Şimdi, haklı olarak "Sanita Per Performanca (SPP)" da nereden çıktı, diyeceksiniz. Hepiniz bilirsiniz, bütün dünyada olduğu gibi, bizim ülkemizde de, büyük, zincir ve çok yıldızlı otellerde "Sanita Per Aqua (SPA)" hizmeti ile karşılaşırsınız.
Türkçemize, "Su ile gelen sağlık" şeklinde tercüme edilebilir. Bu lüks otellerde, su ve çeşitli taşlar kullanılarak yapılan masaj ve uygulamalarla sağlıklı yaşama katkı sağladıkları ifade ve iddia edilir. Tabii ki, bütün bu uygulamalar, sağlığımız için mucize yaratmasalar da, tamamen faydadan da ari değildir. Bunun çok önemli bir sektör olduğunu da unutmamak gerekir.
Her neyse
İşte ben de, bu otellerdeki SPA’dan esinlenmiş olmalıyım ki, "Sanita Per Performanca (SPP)" tabirini kullanma ihtiyacı duydum. "Performans ile gelen Sağlık" , kulağa da hoş gelmiyor değil hani!
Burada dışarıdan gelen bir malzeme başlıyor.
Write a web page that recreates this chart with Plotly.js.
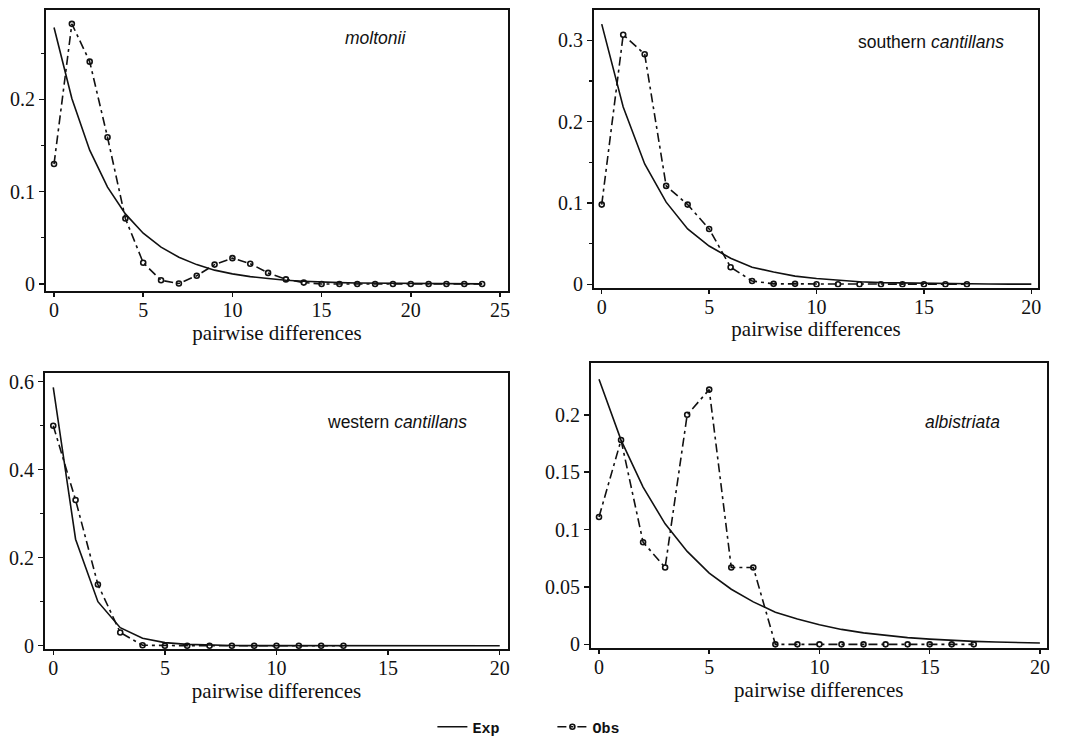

Son yıllarda, "performans" tabiri, biz hekimlerin meslek hayatlarına çok önemli bir kavram ve kaynak! olarak girdikten sonra, performansımızı! arttırabilmek için her türlü yola baş vurup, gece-gündüz demeden, bayram, seyran, tatil ve mesai gözetmeden, hiçbir fedakârlıktan! kaçınmaz olan meslektaşlarımız, saçlarını süpürge yaparak, insanımıza tetkik, tedavi ve cerrahi yöntemleri uygulamakta yarışır hale geldik!
Hasta olsun olmasın!, daha fazla insan muayene etmek, insan sağlığı için dünyada ne kadar tetkik ve tahlil yöntemi varsa, yaptırabildiğimiz kadarını! yaptırabilmek, klasik tıbbi kayıtlarda herhangi bir hastalık bulamazsak da, literatürü! de yanımıza alıp yeni hastalıklar, sendromlar ihdas etmekte, mucizevi! bitki ve ilaçlarla tedavilerini planlamakta, ameliyat çok gerekmese de, teknoloji, implant, protez, bisturi ve cerrahinin keramet ve sihrine! inanmakta ve inandırmakta, bu konuda da asla rakip tanımamakta ve mukayese kabul etmez bir gayret ve yarış içine girdik. Çünkü performans, insanımızın sağlığı anlamına gelse de, sonuçta, daha çok para da demektir! Evet, bizim ana hedefimiz "para" değil ama, biz bu sıkıntılara, hastalara daha iyi hizmet vermek amacı ile katlanıyoruz!
Hayır, neden müstehzi bir ifade ile gülüyorsunuz ki? Ben kimseyi suçlamıyorum. Dürüst ve meslek ahlakını birinci planda tutan gayretkeş meslektaşlarımı takdir ve tebrik etmekle birlikte, maalesef bu menfur ve tefessüh etmiş zihniyetteki hekimlerin olduğunu da unutmamamız gerekir. Onlar adına ise utanıyorum ve üzülüyorum. Çuvaldızı biraz da kendimize batırmak gerekir. Ancak, bu meslektaşlarımızı bu yola iten düzenlemeler, uygulamalar, hazırlanan şartlar ve bunlara vesile olanlar da, en az onlar kadar sorumludur. Evet, "SANITA PER PERFORMANCA!" Harika
Daha şimdiden, itiraz içerikli elektronik postaları alır gibiyim.
Kısa bir süre önce, otomobilimin vites sistemindeki basit bir arıza için gittiğim tamirci, vites kutusunun rutubet aldığını söyleyerek, vites kolunu söküp, kutuyu silerek kuruttuktan sonra tekrar yerine takıp problemimi 15-20 dakikada giderdi. Bunun karşılığında da tam 350 Turkish Lira! talep etti
Bazen ben kendimi de anlamakta zorluk çekiyorum! Vites kutusunun silinmesi ve onun ücreti ile hekimlerin ve performansın ne ilgisi var, anlayamıyorum. Anlayan beri gelsin! Bu doktorlara her şey müstahak
Sami Paşa’nın Muhammes Güftesi, Suphi Ziya Özpekkan’ın Saba Bestesi ile hafızaları tazeleyelim.
"Semt-i dildare bu demler seferin var mı sabâ,
Dil-i hasret zedeye nev haberin var mı sabâ,
Ben giriftar-ı elem bülbül-i efgan zedeyim,
Verd-i bağ-ı eleminde güzerin var mı sabâ,
Çin-i zülfünde o şuhun eserin var mı sabâ."